Chapter 2
Leesa
‘Can I come in?’
Just when I’d almost convinced myself I’d been hallucinating on the day of the crash, his voice from the other side of my door gave me enough of a shock that I knocked over the little pot of hospital-issue yoghurt.
‘Uh, yeah?’ I hurried to right the yoghurt, only belatedly wondering how bad my hair looked after days in bed.
He seemed hesitant, running a hand through his already wild mop of hair. That was new, but I supposed even Colin Gallagher was capable of feeling pity.
‘What are you doing here?’
‘That’s what you said last time you saw me. My sister is on your team, remember?’
‘But she’s not in this hospital room,’ I answered doubtfully. ‘How did they even let you in?’
‘I told them I was your boyfriend,’ he explained with a shrug. ‘I, uh, brought you something.’
What fresh hallucination was this? He thrust a gold-foil cardboard box in my direction. Reaching up with both hands, I grimaced when I moved the fingers of my left hand, where the cast came halfway along my palm.
‘Hey, easy.’ He set the box on the table next to the glob of spilled yoghurt and settled my arm back at my side. ‘Go on, have a look,’ he said as he rummaged in his pocket.

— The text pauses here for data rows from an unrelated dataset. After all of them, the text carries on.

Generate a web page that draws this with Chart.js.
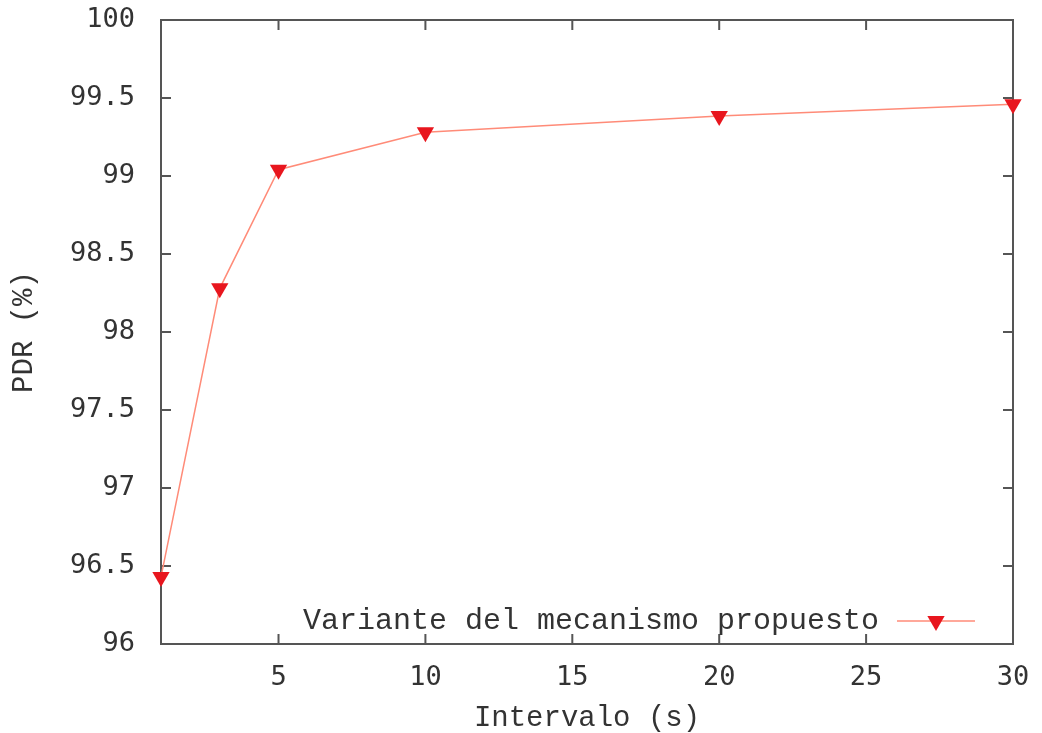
<!DOCTYPE html>
<html>
<head>
<meta charset="utf-8">
<script src="https://cdn.jsdelivr.net/npm/chart.js@4/dist/chart.umd.min.js"></script>
<style>
  html, body { margin: 0; padding: 0; background: #ffffff; }
  canvas { display: block; }
</style>
</head>
<body>
<canvas id="grafico" width="1042" height="733"></canvas>
<script>
// Datos
const intervalos = [1, 3, 5, 10, 20, 30];
const pdr = [96.43, 98.28, 99.04, 99.28, 99.385, 99.46];
const ticksX = [5, 10, 15, 20, 25, 30];
const ticksY = [96, 96.5, 97, 97.5, 98, 98.5, 99, 99.5, 100];
const etiquetaSerie = 'Variante del mecanismo propuesto';

const colorMarco = '#555555';
const colorTexto = '#333333';
const fuenteTicks = { family: 'DejaVu Sans Mono', size: 27 };
const fuenteTitulos = { family: 'Liberation Mono', size: 29, lineHeight: 1 };

// Marco de gnuplot con marcas hacia dentro en los cuatro lados
const marcoPlugin = {
  id: 'marco',
  beforeDatasetsDraw(chart) {
    const { ctx, chartArea: a, scales } = chart;
    const largo = 10;
    ctx.save();
    ctx.strokeStyle = colorMarco;
    ctx.lineWidth = 2;
    ctx.strokeRect(a.left, a.top, a.right - a.left, a.bottom - a.top);
    ctx.beginPath();
    ticksX.forEach(v => {
      const x = scales.x.getPixelForValue(v);
      ctx.moveTo(x, a.bottom); ctx.lineTo(x, a.bottom - largo);
      ctx.moveTo(x, a.top); ctx.lineTo(x, a.top + largo);
    });
    ticksY.forEach(v => {
      const y = scales.y.getPixelForValue(v);
      ctx.moveTo(a.left, y); ctx.lineTo(a.left + largo, y);
      ctx.moveTo(a.right, y); ctx.lineTo(a.right - largo, y);
    });
    ctx.stroke();
    ctx.restore();
  }
};

// Leyenda dentro del área, abajo a la derecha (texto y luego muestra)
const leyendaPlugin = {
  id: 'leyendaInterna',
  afterDraw(chart) {
    const { ctx, chartArea: a } = chart;
    const ds = chart.data.datasets[0];
    const y = a.bottom - 23;
    const xFinMuestra = a.right - 38;
    const xIniMuestra = xFinMuestra - 78;
    ctx.save();
    ctx.font = '30px "' + fuenteTitulos.family + '"';
    ctx.fillStyle = colorTexto;
    ctx.textAlign = 'right';
    ctx.textBaseline = 'middle';
    ctx.fillText(ds.label, xIniMuestra - 18, y);
    ctx.strokeStyle = ds.borderColor;
    ctx.lineWidth = ds.borderWidth;
    ctx.beginPath();
    ctx.moveTo(xIniMuestra, y);
    ctx.lineTo(xFinMuestra, y);
    ctx.stroke();
    ctx.fillStyle = ds.pointBackgroundColor;
    ctx.strokeStyle = ds.pointBackgroundColor;
    Chart.helpers.drawPoint(ctx, {
      pointStyle: 'triangle',
      rotation: 180,
      radius: ds.pointRadius,
      borderWidth: 0
    }, (xIniMuestra + xFinMuestra) / 2, y);
    ctx.restore();
  }
};

const ctx = document.getElementById('grafico').getContext('2d');
new Chart(ctx, {
  type: 'line',
  data: {
    datasets: [{
      label: etiquetaSerie,
      data: intervalos.map((x, i) => ({ x: x, y: pdr[i] })),
      borderColor: '#ff8b78',
      borderWidth: 1.5,
      pointStyle: 'triangle',
      rotation: 180,
      pointRadius: 10,
      pointBackgroundColor: '#e8161e',
      pointBorderColor: '#e8161e',
      pointBorderWidth: 0,
      tension: 0,
      clip: false
    }]
  },
  options: {
    responsive: false,
    animation: false,
    devicePixelRatio: 1,
    layout: { padding: { left: 8, right: 29, top: 20, bottom: 0 } },
    plugins: {
      legend: { display: false },
      tooltip: { enabled: false }
    },
    scales: {
      x: {
        type: 'linear',
        min: 1,
        max: 30,
        afterBuildTicks: s => { s.ticks = ticksX.map(v => ({ value: v })); },
        afterFit: s => { s.height = 733 - 644; s.paddingLeft = 0; s.paddingRight = 0; },
        grid: { display: false },
        border: { display: false },
        ticks: { font: fuenteTicks, color: colorTexto, padding: 10, maxRotation: 0 },
        title: { display: true, text: 'Intervalo (s)', font: fuenteTitulos, color: colorTexto, padding: { top: 0, bottom: 0 } }
      },
      y: {
        min: 96,
        max: 100,
        afterBuildTicks: s => { s.ticks = ticksY.map(v => ({ value: v })); },
        afterFit: s => { s.width = 161 - 8; s.paddingTop = 0; s.paddingBottom = 0; },
        grid: { display: false },
        border: { display: false },
        ticks: { font: fuenteTicks, color: colorTexto, padding: 18, callback: v => String(v) },
        title: { display: true, text: 'PDR (%)', font: fuenteTitulos, color: colorTexto, padding: { top: 2, bottom: 0 } }
      }
    }
  },
  plugins: [marcoPlugin, leyendaPlugin]
});
</script>
</body>
</html>
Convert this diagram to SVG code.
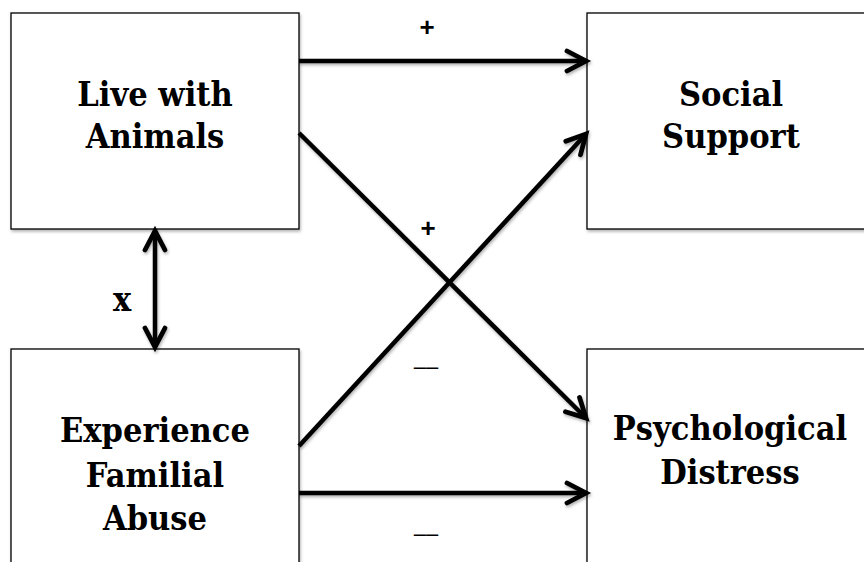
<svg xmlns="http://www.w3.org/2000/svg" width="864" height="562" viewBox="0 0 864 562">
  <defs>
    <filter id="sh" x="-10%" y="-10%" width="130%" height="130%">
      <feDropShadow dx="1" dy="2" stdDeviation="1.5" flood-color="#000" flood-opacity="0.3"/>
    </filter>
    <marker id="ah" viewBox="-24 -14 28 28" refX="0" refY="0" markerWidth="28" markerHeight="28" markerUnits="userSpaceOnUse" orient="auto-start-reverse" overflow="visible">
      <path d="M-19,-10 L0,0 L-19,10" fill="none" stroke="#000" stroke-width="4.8" stroke-linecap="round" stroke-linejoin="miter"/>
    </marker>
  </defs>
  <style>
    .box { fill: #fff; stroke: #000; stroke-width: 1.3; }
    .lbl { font-family: "DejaVu Serif", "Liberation Serif", serif; font-weight: bold; font-size: 34px; font-stretch: condensed; text-anchor: middle; fill: #000; }
    .plus { font-family: "Liberation Sans", Arial, sans-serif; font-weight: bold; font-size: 26px; text-anchor: middle; fill: #000; }
    .minus { font-family: "Liberation Sans", Arial, sans-serif; font-size: 22px; text-anchor: middle; fill: #000; }
    .conn { fill: none; stroke: #000; stroke-width: 4.5; }
  </style>
  <rect width="864" height="562" fill="#fff"/>

  <g id="live-with-animals">
    <rect class="box" x="11" y="13" width="288" height="216" filter="url(#sh)"/>
    <text class="lbl" x="155" y="106">Live with</text>
    <text class="lbl" x="155" y="148">Animals</text>
  </g>
  <g id="social-support">
    <rect class="box" x="587" y="13" width="290" height="216" filter="url(#sh)"/>
    <text class="lbl" x="731" y="106">Social</text>
    <text class="lbl" x="731" y="148">Support</text>
  </g>
  <g id="experience-familial-abuse">
    <rect class="box" x="11" y="349" width="288" height="230" filter="url(#sh)"/>
    <text class="lbl" x="155" y="442">Experience</text>
    <text class="lbl" x="155" y="487">Familial</text>
    <text class="lbl" x="155" y="530">Abuse</text>
  </g>
  <g id="psychological-distress">
    <rect class="box" x="587" y="349" width="290" height="230" filter="url(#sh)"/>
    <text class="lbl" x="730" y="440">Psychological</text>
    <text class="lbl" x="730" y="484">Distress</text>
  </g>

  <g id="connectors" filter="url(#sh)">
    <line class="conn" x1="299" y1="61" x2="586" y2="61" marker-end="url(#ah)"/>
    <line class="conn" x1="299" y1="133" x2="586" y2="418" marker-end="url(#ah)"/>
    <line class="conn" x1="299" y1="446" x2="586" y2="134" marker-end="url(#ah)"/>
    <line class="conn" x1="299" y1="493" x2="586" y2="493" marker-end="url(#ah)"/>
    <line class="conn" x1="155" y1="231" x2="155" y2="347" marker-start="url(#ah)" marker-end="url(#ah)"/>
  </g>

  <g id="labels">
    <text class="plus" x="427" y="36">+</text>
    <text class="plus" x="428" y="237">+</text>
    <text class="minus" x="426" y="374">––</text>
    <text class="minus" x="426" y="541">––</text>
    <text class="lbl" x="122" y="311" font-size="29px">x</text>
  </g>
</svg>
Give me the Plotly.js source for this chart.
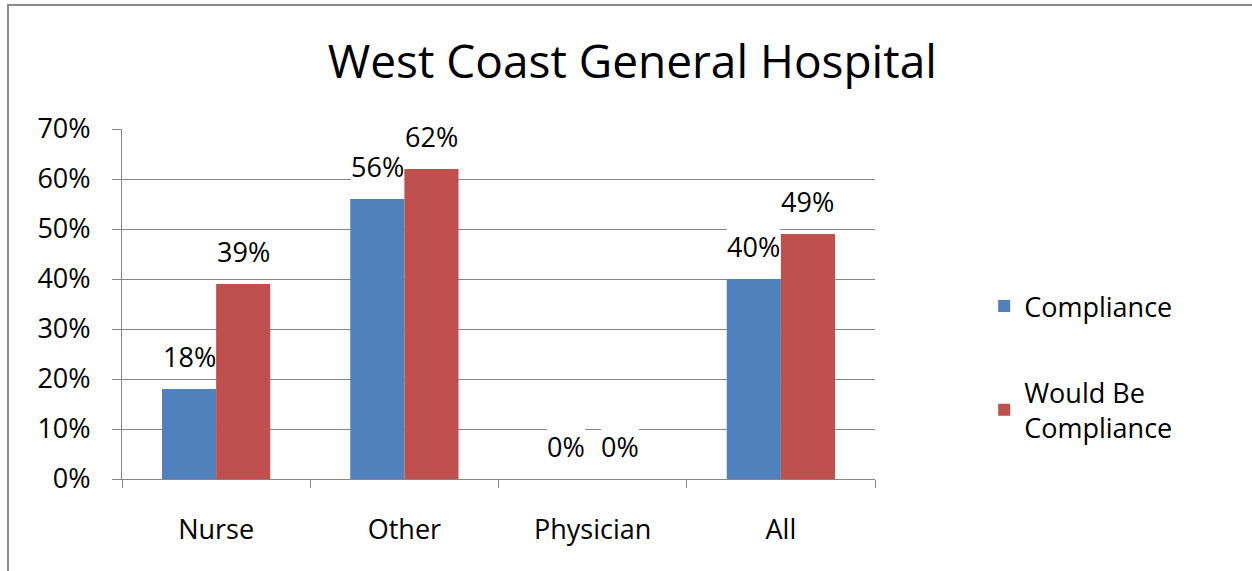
<!DOCTYPE html>
<html>
<head>
<meta charset="utf-8">
<script src="https://cdn.plot.ly/plotly-3.0.1.min.js"></script>
<style>
  html, body { margin: 0; padding: 0; background: #fff; overflow: hidden; }
  #chart { width: 1252px; height: 571px; position: absolute; left: 0; top: 0; }
  #frame { position: absolute; left: 7px; top: 4px; width: 1300px; height: 620px;
           border-left: 2px solid #8c8c8c; border-top: 2px solid #8c8c8c; pointer-events: none; }
</style>
</head>
<body>
<div id="chart"></div>
<div id="frame"></div>
<script>
const categories = ["Nurse", "Other", "Physician", "All"];
const compliance = [18, 56, 0, 40];
const wouldBe = [39, 62, 0, 49];
const seriesNames = ["Compliance", "Would Be<br>Compliance"];
const seriesColors = ["#4F81BD", "#C0504D"];

const FONT = "'Open Sans', Lato, sans-serif";
const FS = 27;
const BARGAP = 0.425;
const offset = (1 - BARGAP) / 4;

const traces = [compliance, wouldBe].map((vals, i) => ({
  type: "bar",
  x: categories,
  y: vals,
  name: seriesNames[i],
  legendgroup: "g" + i,
  marker: { color: seriesColors[i] },
  hoverinfo: "none"
}));

const annotations = [];
[compliance, wouldBe].forEach((vals, s) => {
  vals.forEach((v, i) => {
    annotations.push({
      x: i + (s === 0 ? -offset : offset),
      y: v,
      xref: "x", yref: "y",
      text: v + "%",
      showarrow: false,
      yanchor: "middle",
      yshift: 33,
      bgcolor: "#ffffff",
      borderpad: 0,
      borderwidth: 0,
      font: { family: FONT, size: FS, color: "#000" }
    });
  });
});

const layout = {
  width: 1252, height: 571,
  margin: { l: 122, r: 377, t: 129, b: 92, pad: 0 },
  paper_bgcolor: "#fff",
  plot_bgcolor: "#fff",
  barmode: "group",
  bargap: BARGAP,
  bargroupgap: 0,
  showlegend: true,
  title: {
    text: "West Coast General Hospital",
    font: { family: FONT, size: 46, color: "#000" },
    xref: "container", x: 0.505, xanchor: "center",
    yref: "container", y: 1 - 62 / 571, yanchor: "middle"
  },
  font: { family: FONT, size: FS, color: "#000" },
  xaxis: {
    type: "category",
    showline: true, linecolor: "#868686", linewidth: 1,
    ticks: "outside", tickson: "boundaries", ticklen: 8, tickcolor: "#868686",
    tickfont: { family: FONT, size: FS, color: "#000" },
    ticklabelstandoff: 27,
    showgrid: false, zeroline: false, fixedrange: true
  },
  yaxis: {
    range: [0, 70], dtick: 10, tick0: 0, ticksuffix: "%",
    showline: true, linecolor: "#868686", linewidth: 1,
    ticks: "outside", ticklen: 9, tickcolor: "#868686",
    showgrid: true, gridcolor: "#868686", gridwidth: 1,
    zeroline: false,
    tickfont: { family: FONT, size: FS, color: "#000" },
    ticklabelstandoff: 16,
    fixedrange: true
  },
  legend: {
    x: 1.145, xanchor: "left", y: 0.32, yanchor: "middle",
    traceorder: "grouped", tracegroupgap: 48,
    font: { family: FONT, size: FS, color: "#000" },
    bgcolor: "rgba(0,0,0,0)", itemclick: false, itemdoubleclick: false
  },
  annotations: annotations
};

Plotly.newPlot("chart", traces, layout, { displayModeBar: false, staticPlot: true });
</script>
</body>
</html>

‘Is it going to squirt cream in my face?’
He raised an eyebrow at me and I could have pulled out my own tongue when I listened back to what I’d just said – in front of a known juvenile wannabe comedian with a dirty sense of humour.
With a sigh, I carelessly opened the lid to find a little cake.
There was cream, but in pretty rosettes with chocolate shavings – not the sort usually used in pranks, unless he was going to shove this in my face.
‘Uh, thanks.’
‘I heard you like slagroomtaart,’ he said as he produced a felt-tip pen and reached for my left arm. He exaggerated the pronunciation of the Dutch cream cake atrociously.
Before I could come out of my stunned stupor to work out whether to stop him, he’d scrawled ‘Get Well Soon’, and something that was probably supposed to be his name on the purple soft cast. Waiting for the punchline of a joke I hadn’t understood yet, I studied him for long enough to notice how much sharper the lines of his face were at 24. He was kind of grown up.
‘What?’ he asked, making me glance away momentarily with a gulp.
‘I’m waiting for the prank. It must be here somewhere.’
‘No prank,’ he assured me, his gaze steady on mine. ‘I just wanted to see how you were before we fly out to Quebec.’
Not sure how else to respond, I waved around the room with my cast arm. ‘Not sure what you wanted to see.’
‘Anything – everything,’ he said. ‘You.’ The last word seemed to surprise him as well. ‘And I wanted to say sorry. I think it’s my fault you broke your arm.’